An Overview of Tagalog Human Language Technology Capabilities from the IARPA MATERIAL Program

C.Rubino, I. Zavorin
Intelligence Advanced Research Projects Activity (IARPA), District of Columbia, United States

Keywords: machine translation, automatic speech recognition, human language technology, information retrieval, foreign language

This poster will report on the multiple language processing capabilities created by IARPA's MATERIAL program for the Filipino (Tagalog) language. The MATERIAL Program was conceived to challenge large, interdisciplinary, international teams to develop methods for finding speech and text content in low-resource languages that is relevant to domain-contextualized English queries. Such methods must use minimal training data, no humans in the loop, and be rapidly deployable to new languages and domains. The software detailed in this poster was created to work on multiple genres of text and speech, and provide evidence of relevance in English for each retrieved document to better assist the English-speaking analyst.
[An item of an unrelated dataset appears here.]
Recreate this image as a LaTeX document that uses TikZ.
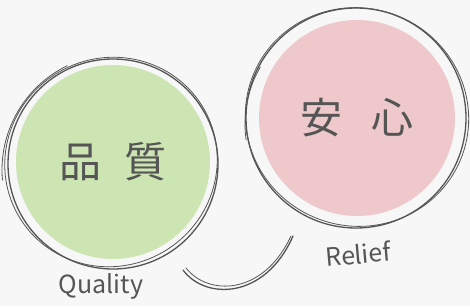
\documentclass[tikz,border=0pt]{standalone}
\usepackage{fontspec}
\newfontfamily\cjk{Noto Sans CJK JP}
\usetikzlibrary{positioning}
\definecolor{paper}{HTML}{F7F7F7}
\definecolor{qualitygreen}{HTML}{CCE5B3}
\definecolor{reliefpink}{HTML}{EEC8CA}
\definecolor{pencil}{HTML}{555555}

\begin{document}
\begin{tikzpicture}[x=1pt,y=-1pt,
  blob/.style={circle, inner sep=0pt, text=pencil, font=\cjk\fontsize{42}{46}\selectfont},
  pencilline/.style={draw=pencil, line width=1.3pt, line cap=round},
  faint/.style={draw=pencil, line width=0.8pt, line cap=round},
  caption/.style={text=pencil, font=\cjk\fontsize{25}{28}\selectfont}]
% hoja
\useasboundingbox[fill=paper] (0,0) rectangle (470,306);
% circulos rellenos
\node[blob, fill=qualitygreen, minimum size=194pt] (quality) at (113,162) {品\hspace{0.55em}質};
\node[blob, fill=reliefpink, minimum size=196pt] (relief) at (357,118) {安\hspace{0.7em}心};
% trazos a lapiz alrededor
\draw[pencilline] ([shift={(0,2)}]quality.center) circle[radius=105pt];
\draw[faint] ([shift={(-2,0)}]quality.center) circle[x radius=107pt, y radius=104pt, rotate=30];
\draw[faint] ([shift={(5,8)}]quality.center) ++(185:116pt) arc[start angle=185, end angle=116, radius=116pt];
\draw[pencilline] ([shift={(-1,0)}]relief.center) circle[radius=110pt];
\draw[faint] ([shift={(0,-1)}]relief.center) circle[x radius=112pt, y radius=109pt, rotate=-20];
\draw[faint] ([shift={(2,6)}]relief.center) ++(188:114pt) arc[start angle=188, end angle=150, radius=114pt];
% etiquetas
\node[caption, below=11pt of quality, xshift=-12pt] (qualitylabel) {Quality};
\node[caption, rotate=5, below=24pt of relief] (relieflabel) {Relief};
% arco que une
\coordinate (arcstart) at (183,270);
\coordinate (arcend) at (293,236);
\draw[pencilline] (arcstart) .. controls (205,300) and (265,300) .. (arcend);
\draw[faint] ([shift={(3,-2)}]arcstart) .. controls (208,296) and (263,296) .. ([shift={(-2,0)}]arcend);
\end{tikzpicture}
\end{document}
We will describe the solutions provided so far from the four competing teams, the novel detection metric, Actual Query Weighted Value (AQWV), designed as the program measure of an end-to-end evaluation methodology used to assess the quality of cross-language information retrieval, and the program's goal of propelling the state of the art in a number of human language technologies, including machine translation, cross-language information retrieval, automatic speech recognition, cross-language summarization, cross-lingual word embedding for semantic induction, and machine learning techniques as applied to low resource languages.